_Material_.
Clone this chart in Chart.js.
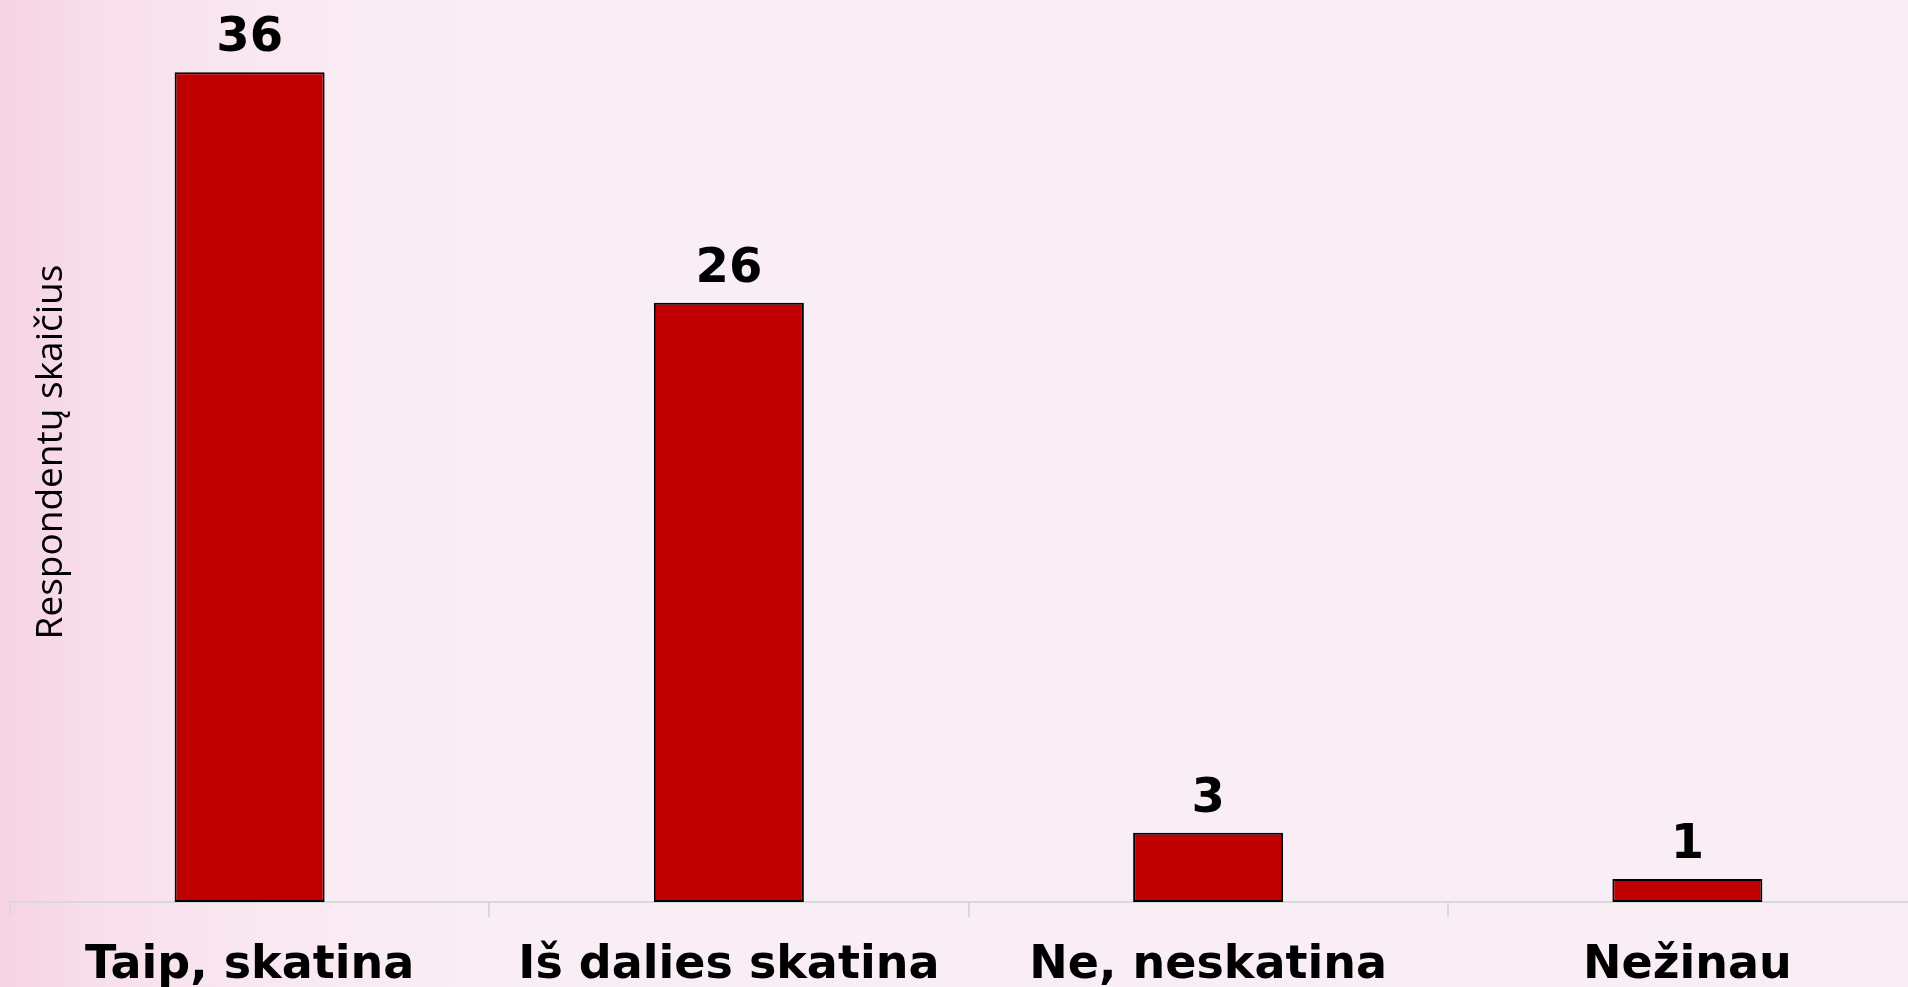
<!DOCTYPE html>
<html>
<head>
<meta charset="utf-8">
<script src="https://cdn.jsdelivr.net/npm/chart.js@4/dist/chart.umd.min.js"></script>
<style>
  html, body { margin: 0; padding: 0; overflow: hidden; }
  body {
    width: 1908px; height: 987px;
    background: linear-gradient(90deg, #f6d3e4 0px, #f8e0ec 110px, #f9e9f2 300px, #f9eef6 480px);
  }
  canvas { display: block; }
</style>
</head>
<body>
<canvas id="chart" width="1927" height="987"></canvas>
<script>
const categories = ["Taip, skatina", "Iš dalies skatina", "Ne, neskatina", "Nežinau"];
const respondents = [36, 26, 3, 1];
const yTitle = "Respondentų skaičius";

// value labels above bars + rotated y title
const extraText = {
    id: 'extraText',
    afterDatasetsDraw(chart) {
        const ctx = chart.ctx;
        ctx.save();
        ctx.fillStyle = '#000';
        ctx.textAlign = 'center';
        ctx.textBaseline = 'alphabetic';
        ctx.font = 'bold 48px "DejaVu Sans"';
        chart.getDatasetMeta(0).data.forEach((bar, i) => {
            ctx.fillText(respondents[i], bar.x, bar.y - 21);
        });
        ctx.translate(62, 452);
        ctx.rotate(-Math.PI / 2);
        ctx.font = '37px "Open Sans"';
        ctx.fillText(yTitle, 0, 0);
        ctx.restore();
    }
};

new Chart(document.getElementById('chart'), {
    type: 'bar',
    data: {
        labels: categories,
        datasets: [
            { label: yTitle,
              data: respondents,
              backgroundColor: '#c00000',
              borderColor: '#000',
              borderWidth: 2,
              borderSkipped: false,
              barPercentage: 0.313,
              categoryPercentage: 1
            }
        ]
    },
    options: {
        responsive: false,
        animation: false,
        layout: {
            padding: { left: 10, top: 3, right: 0, bottom: 0 }
        },
        plugins: {
            legend: { display: false },
            tooltip: { enabled: false }
        },
        scales: {
            x: {
                afterFit: (scale) => { scale.height = 85; },
                grid: {
                    drawOnChartArea: false,
                    drawTicks: true,
                    tickLength: 15,
                    color: '#d9d9d9',
                    lineWidth: 2
                },
                border: { color: '#d9d9d9', width: 2 },
                ticks: {
                    color: '#000',
                    padding: 21,
                    font: { family: '"DejaVu Sans"', size: 46, weight: 'bold' }
                }
            },
            y: {
                display: false,
                min: 0,
                max: 39
            }
        }
    },
    plugins: [extraText]
});
</script>
</body>
</html>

_What the exercise asks_. Except for the pictures, give all the material above again verbatim.

_Solution for this task_.
Clone this chart in Chart.js.
<!DOCTYPE html>
<html>
<head>
<meta charset="utf-8">
<script src="https://cdn.jsdelivr.net/npm/chart.js@4/dist/chart.umd.min.js"></script>
<style>
  html, body { margin: 0; padding: 0; overflow: hidden; }
  body {
    width: 1908px; height: 987px;
    background: linear-gradient(90deg, #f6d3e4 0px, #f8e0ec 110px, #f9e9f2 300px, #f9eef6 480px);
  }
  canvas { display: block; }
</style>
</head>
<body>
<canvas id="chart" width="1927" height="987"></canvas>
<script>
const categories = ["Taip, skatina", "Iš dalies skatina", "Ne, neskatina", "Nežinau"];
const respondents = [36, 26, 3, 1];
const yTitle = "Respondentų skaičius";

// value labels above bars + rotated y title
const extraText = {
    id: 'extraText',
    afterDatasetsDraw(chart) {
        const ctx = chart.ctx;
        ctx.save();
        ctx.fillStyle = '#000';
        ctx.textAlign = 'center';
        ctx.textBaseline = 'alphabetic';
        ctx.font = 'bold 48px "DejaVu Sans"';
        chart.getDatasetMeta(0).data.forEach((bar, i) => {
            ctx.fillText(respondents[i], bar.x, bar.y - 21);
        });
        ctx.translate(62, 452);
        ctx.rotate(-Math.PI / 2);
        ctx.font = '37px "Open Sans"';
        ctx.fillText(yTitle, 0, 0);
        ctx.restore();
    }
};

new Chart(document.getElementById('chart'), {
    type: 'bar',
    data: {
        labels: categories,
        datasets: [
            { label: yTitle,
              data: respondents,
              backgroundColor: '#c00000',
              borderColor: '#000',
              borderWidth: 2,
              borderSkipped: false,
              barPercentage: 0.313,
              categoryPercentage: 1
            }
        ]
    },
    options: {
        responsive: false,
        animation: false,
        layout: {
            padding: { left: 10, top: 3, right: 0, bottom: 0 }
        },
        plugins: {
            legend: { display: false },
            tooltip: { enabled: false }
        },
        scales: {
            x: {
                afterFit: (scale) => { scale.height = 85; },
                grid: {
                    drawOnChartArea: false,
                    drawTicks: true,
                    tickLength: 15,
                    color: '#d9d9d9',
                    lineWidth: 2
                },
                border: { color: '#d9d9d9', width: 2 },
                ticks: {
                    color: '#000',
                    padding: 21,
                    font: { family: '"DejaVu Sans"', size: 46, weight: 'bold' }
                }
            },
            y: {
                display: false,
                min: 0,
                max: 39
            }
        }
    },
    plugins: [extraText]
});
</script>
</body>
</html>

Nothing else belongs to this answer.